Advantages of Horizontal Positioning for Your Agency

In the last blog, I covered the four advantages of vertical positioning. I want to finish that series by covering the four advantages of horizontal positioning. A horizontal positioning defines your target in another way by spanning most of the verticals. You could define your horizontal by a demographic segment, like millenials or Hispanics or women, or even around employee alignment. It could be as specific as helping B2B leaders at disruptive transitions. You could also define it by a practice area, like packaging or investor relations or marketing automation integration.

As before, you can derive more value from this exercise by flipping each advantage around. For example, a primary advantage of vertical positioning is being able to locate your prospective clients. Flipping that around, a primary disadvantage of horizontal positioning is that it's hard to find your prospective clients because you usually can't purchase a list of them.

Four Advantages of Horizontal Positioning

Very few agencies who are positioned horizontally are also successful, but there are nevertheless many advantages and it is worth your consideration.

First, horizontal positioning brings more variety. This is in fact why eighty-five percent of all marketing firms work hard at finding a horizontal positioning. The truth is that solving problems in the same industry strikes them as just one step away from death. But because only five percent of agencies find a way to identify (and then reach) their targets in a horizontal context in a compelling manner, the great majority default to a vertical positioning instead.

Second, horizontal positioning nearly eliminates conflicts of interest. Clients that are tied together horizontally do not compete against each other. If you have a unique expertise in annual reports, Coca Cola won't care if you help Georgia Pacific with theirs, too. But if your declared expertise is CPG beverage work, Coca Cola certainly won't be amused if you want to work for Pepsi, too.

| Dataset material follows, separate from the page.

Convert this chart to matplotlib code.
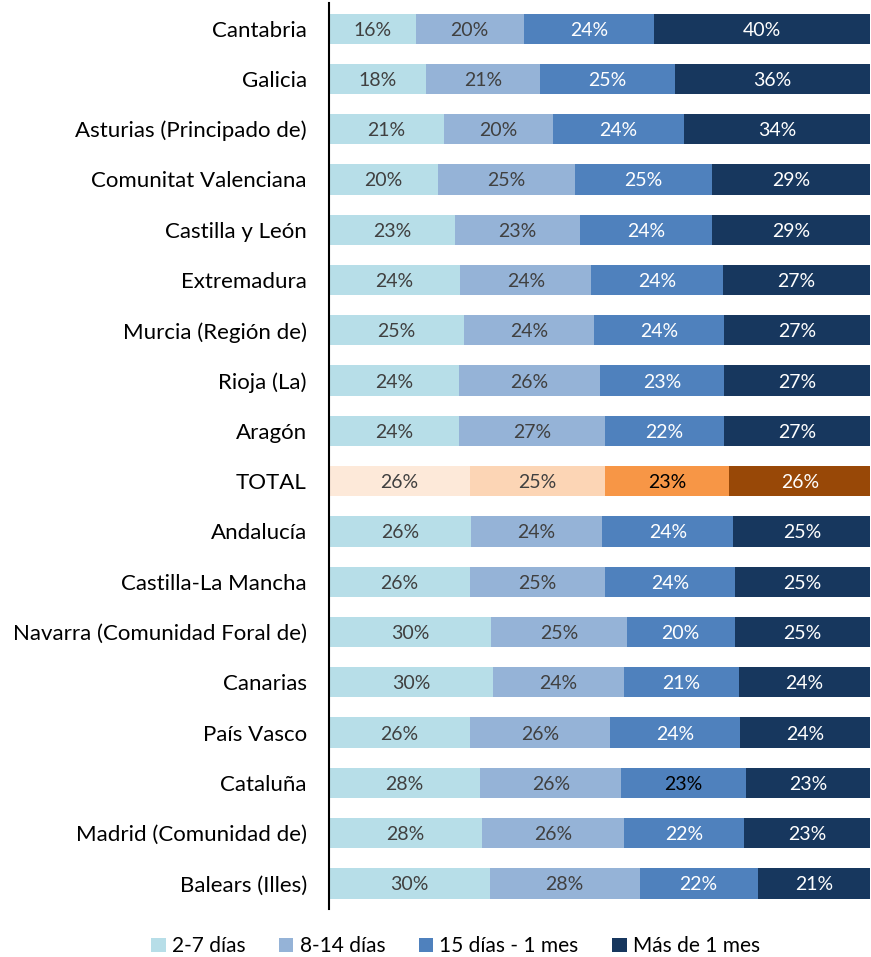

Third, horizontal positioning is more likely to protect your firm from the economic impact of an industry downturn. If your horizontal expertise is in channel marketing, generally, and the home improvement category suffers a downturn, your other channel marketing clients will be in other categories and you aren't as likely to suffer a fatal blow from a downturn in one category.

Fourth, horizontal positioning means that you can work for much larger, much more sophisticated clients. Those clients will need an agency of record (AOR), but they won't expect that of you. Instead, your expertise of marketing to boomers, for example, will allow you to walk the halls of Coca Cola without threatening the larger agencies who have different, more comprehensive relationships with the same client.

Finally

The most powerful positioning combines both, in something like a crosshairs on a rifle sight, but you always lead with a horizontal or a vertical focus. So you might target credit unions but with a particular focus on social media. That would be a vertical positioning, primarily, but with a bold narrowing on top of it. Or you might be a public relations firm specializing in investor relations with a particular strength in tech. That would be a horizontal positioning, primarily. Most firms are either just vertical or just horizontal, though, and they don't declare a tighter positioning other than that primary choice. If there is a secondary element to their positioning, it's often just assumed and not stated outright. Or the firm markets to that secondary segment without revealing that practice.

In keeping with the percentages stated above, many of you understand the need to be positioned well but have very specific (usually personal) reasons for rejecting the advice. Of the hundreds of firms that I have led through this process, two have failed because of their positioning and another four have regretted it. But hundreds now look back and see that decision as the turning point to getting serious about marketing, getting smart about solving client problems, and getting rich while they do it.

Make a big positioning decision for your company one time, and then fine-tune it every five years. I changed mine, recently, but only after living comfortable with a bold decision twenty-one years ago.